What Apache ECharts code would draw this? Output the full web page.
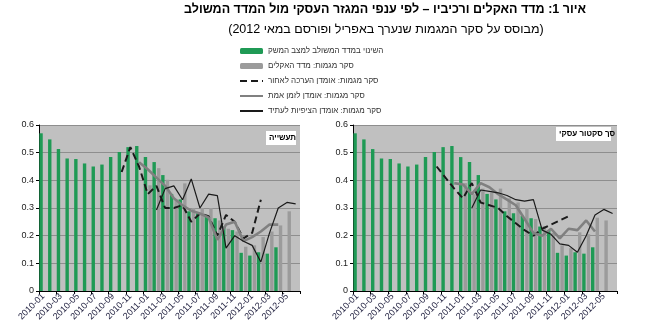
<!DOCTYPE html>
<html><head><meta charset="utf-8">
<script src="https://cdn.jsdelivr.net/npm/echarts@6/dist/echarts.min.js"></script>
<style>html,body{margin:0;padding:0;background:#fff}#c{width:656px;height:329px}</style>
</head><body><div id="c"></div>
<script>
const categories = ['2010-01','2010-02','2010-03','2010-04','2010-05','2010-06','2010-07','2010-08','2010-09','2010-10','2010-11','2010-12',
  '2011-01','2011-02','2011-03','2011-04','2011-05','2011-06','2011-07','2011-08','2011-09','2011-10','2011-11','2011-12',
  '2012-01','2012-02','2012-03','2012-04','2012-05','2012-06'];
const yTicks = [0, 0.1, 0.2, 0.3, 0.4, 0.5, 0.6];

const seriesNames = ['השינוי במדד המשולב למצב המשק','סקר מגמות: מדד האקלים','סקר מגמות: אומדן הערכה לאחור','סקר מגמות: אומדן לזמן אמת','סקר מגמות: אומדן הציפיות לעתיד'];
const panelLabels = ['תעשייה','סך סקטור עסקי'];
const titleText = 'איור 1: מדד האקלים ורכיביו – לפי ענפי המגזר העסקי מול המדד המשולב';
const subtitleText = '(מבוסס על סקר המגמות שנערך באפריל ופורסם במאי 2012)';

// combined index (same in both panels)
const compositeIndex = [0.570,0.548,0.513,0.479,0.477,0.461,0.450,0.457,0.484,0.502,0.520,0.524,
  0.484,0.466,0.419,0.351,0.331,0.288,0.281,0.272,0.263,0.233,0.220,0.138,
  0.128,0.140,0.135,0.158,null,null];

// industry panel
const industryClimate = [null,null,null,null,null,null,null,null,null,null,null,null,
  0.382,0.444,0.402,0.330,0.389,0.300,0.300,0.300,0.255,0.225,0.215,0.160,
  0.165,0.195,0.215,0.237,0.288,null];
const industryRetro = [null,null,null,null,null,null,null,null,null,0.43,0.52,0.45,
  0.35,0.38,0.30,0.30,0.31,0.25,0.28,0.27,0.20,0.275,0.25,0.19,
  0.21,0.33,null,null,null,null];
const industryRealTime = [null,null,null,null,null,null,null,null,null,null,null,0.465,
  0.44,0.41,0.38,0.335,0.31,0.29,0.28,0.265,0.185,0.24,0.25,0.18,
  0.195,0.215,0.24,0.24,null,null];
const industryFuture = [null,null,null,null,null,null,null,null,null,null,null,null,
  null,0.293,0.37,0.38,0.33,0.405,0.30,0.35,0.345,0.155,0.20,0.18,
  0.165,0.105,0.21,0.30,0.32,0.315];

// total business sector panel
const businessClimate = [null,null,null,null,null,null,null,null,null,null,null,null,
  0.39,0.35,0.37,0.355,0.37,0.335,0.32,0.30,0.26,0.235,0.21,0.165,
  0.155,0.212,0.205,0.265,0.255,null];
const businessRetro = [null,null,null,null,null,null,null,null,null,0.45,0.41,0.37,
  0.335,0.39,0.32,0.31,0.30,0.27,0.245,0.22,0.20,0.225,0.24,0.255,
  0.27,null,null,null,null,null];
const businessRealTime = [null,null,null,null,null,null,null,null,null,null,null,0.39,
  0.385,0.35,0.39,0.375,0.35,0.33,0.31,0.26,0.21,0.20,0.225,0.19,
  0.225,0.22,0.255,0.215,null,null];
const businessFuture = [null,null,null,null,null,null,null,null,null,null,null,null,
  null,0.30,0.365,0.36,0.355,0.345,0.33,0.325,0.33,0.22,0.205,0.17,
  0.165,0.14,0.20,0.275,0.295,0.28];

const FONT = 'Liberation Sans';
const GREEN = '#1f9a55', GRAYBAR = '#9b9b9b', GRAYLINE = '#808080', BLACK = '#1a1a1a';

function panelSeries(idx, climate, retro, real, future) {
  return [
    {name: seriesNames[0], type:'bar', xAxisIndex: idx, yAxisIndex: idx, data: compositeIndex,
      barWidth: 3.4, barGap: '35%', itemStyle:{color: GREEN}},
    {name: seriesNames[1], type:'bar', xAxisIndex: idx, yAxisIndex: idx, data: climate,
      barWidth: 3.4, barGap: '35%', itemStyle:{color: GRAYBAR}},
    {name: seriesNames[2], type:'line', xAxisIndex: idx, yAxisIndex: idx, data: retro,
      symbol:'none', lineStyle:{color: BLACK, width: 2, type:[7,4]}, itemStyle:{color: BLACK}},
    {name: seriesNames[3], type:'line', xAxisIndex: idx, yAxisIndex: idx, data: real,
      symbol:'none', lineStyle:{color: GRAYLINE, width: 2.6}, itemStyle:{color: GRAYLINE}},
    {name: seriesNames[4], type:'line', xAxisIndex: idx, yAxisIndex: idx, data: future,
      symbol:'none', lineStyle:{color: BLACK, width: 1.2}, itemStyle:{color: BLACK}}
  ];
}

function xAxis(gi) {
  return {type:'category', gridIndex: gi, data: categories, boundaryGap: true,
    axisLine:{lineStyle:{color:'#000', width:1}},
    axisTick:{show:true, interval:1, length:3, lineStyle:{color:'#000'}},
    axisLabel:{interval:1, rotate:45, fontSize:9, fontFamily: FONT, color:'#1c1c3c', margin:4}};
}
function yAxis(gi) {
  return {type:'value', gridIndex: gi, min: yTicks[0], max: yTicks[yTicks.length-1], interval: 0.1,
    axisLine:{show:true, lineStyle:{color:'#000', width:1}},
    axisTick:{show:true, length:3, lineStyle:{color:'#000'}},
    axisLabel:{fontSize:9, fontFamily: FONT, color:'#222', margin:5,
      formatter: v => String(Math.round(v*10)/10)},
    splitLine:{show:true, lineStyle:{color:'#8e8e8e', width:1}}};
}

const legendData = seriesNames.map((n, i) => i < 2 ? {name: n} : {name: n, itemStyle: {opacity: 0}});

const chart = echarts.init(document.getElementById('c'), null, {renderer:'canvas'});
chart.setOption({
  animation: false,
  backgroundColor: '#fff',
  textStyle: {fontFamily: FONT},
  grid: [
    {left: 39, top: 125, width: 261, height: 166, show: true, backgroundColor:'#c0c0c0', borderWidth: 0},
    {left: 353, top: 125, width: 264, height: 166, show: true, backgroundColor:'#c0c0c0', borderWidth: 0}
  ],
  legend: {
    orient:'vertical', left: 239, top: 46, padding: 0, itemGap: 5, itemWidth: 23, itemHeight: 6,
    textStyle:{fontSize: 8, color:'#333', fontFamily: FONT, lineHeight: 10},
    data: legendData
  },
  xAxis: [xAxis(0), xAxis(1)],
  yAxis: [yAxis(0), yAxis(1)],
  series: [
    ...panelSeries(0, industryClimate, industryRetro, industryRealTime, industryFuture),
    ...panelSeries(1, businessClimate, businessRetro, businessRealTime, businessFuture)
  ],
  graphic: [
    {type:'text', x: 385, y: 10, style:{text: titleText, font: 'bold 12.5px "Liberation Sans"', fill:'#000', align:'center', verticalAlign:'middle'}},
    {type:'text', x: 386, y: 30, style:{text: subtitleText, font: '12.5px "Liberation Sans"', fill:'#000', align:'center', verticalAlign:'middle'}},
    {type:'rect', left: 266, top: 131, shape:{width: 30, height: 14}, style:{fill:'#fff'}},
    {type:'text', left: 269, top: 134, style:{text: panelLabels[0], font:'bold 8px "Liberation Sans"', fill:'#000'}},
    {type:'rect', left: 556, top: 127, shape:{width: 55, height: 14}, style:{fill:'#fff'}},
    {type:'text', left: 559, top: 130, style:{text: panelLabels[1], font:'bold 8px "Liberation Sans"', fill:'#000'}}
  ]
});
</script></body></html>
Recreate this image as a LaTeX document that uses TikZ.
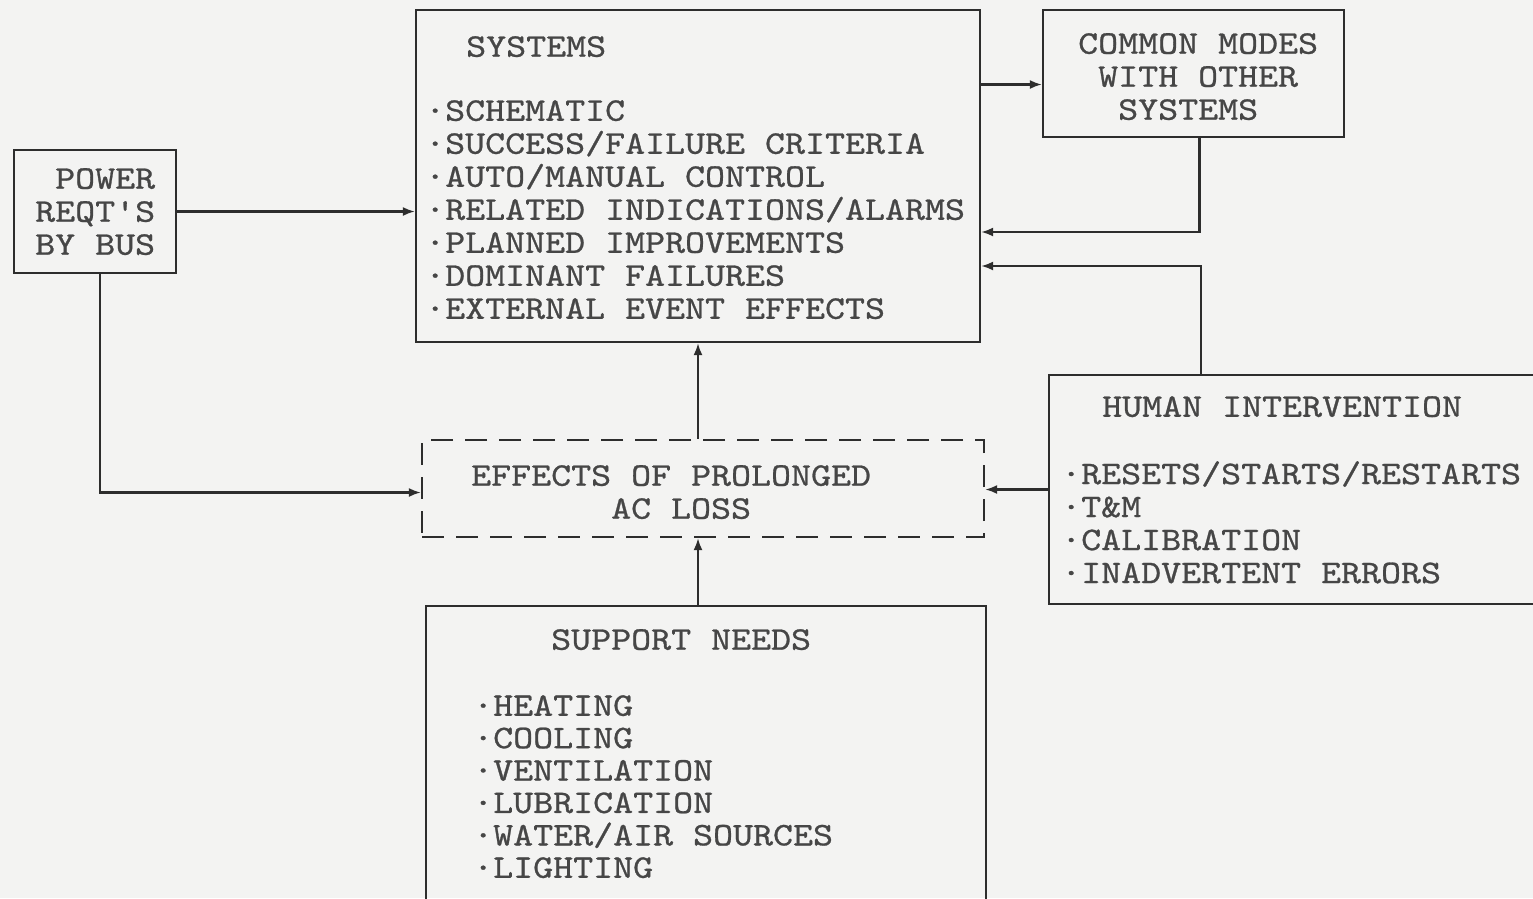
\documentclass[tikz,border=0pt]{standalone}
\usepackage{fontspec}
\usetikzlibrary{arrows.meta}
\newfontfamily\typefam{lmmono10-regular.otf}[FakeStretch=1.154,FakeBold=0.8]
\definecolor{paper}{RGB}{243,243,242}
\definecolor{ink}{RGB}{45,45,45}
\definecolor{inkt}{RGB}{70,70,70}
\newcommand{\typew}{\typefam\fontsize{33}{33}\selectfont}
\newcommand{\typews}{\typefam\fontsize{33}{32.4}\selectfont}
\tikzset{
  blok/.style={draw=ink, line width=2.2pt, inner sep=0pt},
  dblok/.style={blok, dash pattern=on 22pt off 12pt},
  txt/.style={inner sep=0pt, anchor=north west, align=left, text=inkt, font=\typew},
  arr/.style={draw=ink, line width=2.2pt, -{Latex[length=12pt,width=9pt]}}
}
\begin{document}
\begin{tikzpicture}[x=1pt,y=-1pt]
    \fill[paper] (0,0) rectangle (1533,898);
    \useasboundingbox (0,0) rectangle (1533,898);
    \clip (0,0) rectangle (1533,898);
    % boxes
    \node[blok, minimum width=564pt, minimum height=332pt] (sys) at (698,176) {};
    \node[blok, minimum width=301pt, minimum height=127pt] (cmn) at (1193.5,73.5) {};
    \node[blok, minimum width=162pt, minimum height=123pt] (pwr) at (95,211.5) {};
    \node[dblok, minimum width=562pt, minimum height=97pt] (eff) at (703,488.5) {};
    \node[blok, minimum width=496pt, minimum height=229pt] (hum) at (1297,489.5) {};
    \node[blok, minimum width=560pt, minimum height=299pt] (sup) at (706,755.5) {};
    % texts
    \node[txt] (syshd) at (466,36) {SYSTEMS};
    \node[txt] (sysls) at (425,100) {·SCHEMATIC\\·SUCCESS/FAILURE CRITERIA\\·AUTO/MANUAL CONTROL\\·RELATED INDICATIONS/ALARMS\\·PLANNED IMPROVEMENTS\\·DOMINANT FAILURES\\·EXTERNAL EVENT EFFECTS};
    \node[txt] (cmntx) at (1078,33) {COMMON MODES\\\phantom{X}WITH OTHER\\\phantom{XX}SYSTEMS};
    \node[txt] (pwrtx) at (35,168) {\phantom{X}POWER\\REQT'S\\BY BUS};
    \node[txt] (efftx) at (471,465) {EFFECTS OF PROLONGED\\\phantom{XXXXXXX}AC LOSS};
    \node[txt] (humhd) at (1102,396) {HUMAN INTERVENTION};
    \node[txt] (humls) at (1061,461) {·RESETS/STARTS/RESTARTS\\·T\&M\\·CALIBRATION\\·INADVERTENT ERRORS};
    \node[txt] (suphd) at (551,629) {SUPPORT NEEDS};
    \node[txt, font=\typews] (supls) at (473,695) {·HEATING\\·COOLING\\·VENTILATION\\·LUBRICATION\\·WATER/AIR SOURCES\\·LIGHTING};
    % connectors
    \draw[arr] (pwr.east) -- (pwr.east -| sys.west);
    \draw[arr] ([xshift=5pt]pwr.south) |- ([yshift=-4pt]eff.west);
    \draw[arr] ([yshift=-11pt]cmn.west -| sys.east) -- ([yshift=-11pt]cmn.west);
    \draw[arr] ([xshift=6pt]cmn.south) |- ([yshift=-56pt]sys.east);
    \draw[arr] ([xshift=-96pt]hum.north) |- ([yshift=-90pt]sys.east);
    \draw[arr] (hum.west) -- (hum.west -| eff.east);
    \draw[arr] (sys.south |- eff.north) -- (sys.south);
    \draw[arr] (sys.south |- sup.north) -- (sys.south |- eff.south);
\end{tikzpicture}
\end{document}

# # # # # # #

_AIM OF THE TASK_
Quote only what lies between the first line of the records and the line containing "0.128,0.140,0.135,0.158,null,null];", please, including both lines and excluding images.

_FINISHED TASK_
What Apache ECharts code would draw this? Output the full web page.
<!DOCTYPE html>
<html><head><meta charset="utf-8">
<script src="https://cdn.jsdelivr.net/npm/echarts@6/dist/echarts.min.js"></script>
<style>html,body{margin:0;padding:0;background:#fff}#c{width:656px;height:329px}</style>
</head><body><div id="c"></div>
<script>
const categories = ['2010-01','2010-02','2010-03','2010-04','2010-05','2010-06','2010-07','2010-08','2010-09','2010-10','2010-11','2010-12',
  '2011-01','2011-02','2011-03','2011-04','2011-05','2011-06','2011-07','2011-08','2011-09','2011-10','2011-11','2011-12',
  '2012-01','2012-02','2012-03','2012-04','2012-05','2012-06'];
const yTicks = [0, 0.1, 0.2, 0.3, 0.4, 0.5, 0.6];

const seriesNames = ['השינוי במדד המשולב למצב המשק','סקר מגמות: מדד האקלים','סקר מגמות: אומדן הערכה לאחור','סקר מגמות: אומדן לזמן אמת','סקר מגמות: אומדן הציפיות לעתיד'];
const panelLabels = ['תעשייה','סך סקטור עסקי'];
const titleText = 'איור 1: מדד האקלים ורכיביו – לפי ענפי המגזר העסקי מול המדד המשולב';
const subtitleText = '(מבוסס על סקר המגמות שנערך באפריל ופורסם במאי 2012)';

// combined index (same in both panels)
const compositeIndex = [0.570,0.548,0.513,0.479,0.477,0.461,0.450,0.457,0.484,0.502,0.520,0.524,
  0.484,0.466,0.419,0.351,0.331,0.288,0.281,0.272,0.263,0.233,0.220,0.138,
  0.128,0.140,0.135,0.158,null,null];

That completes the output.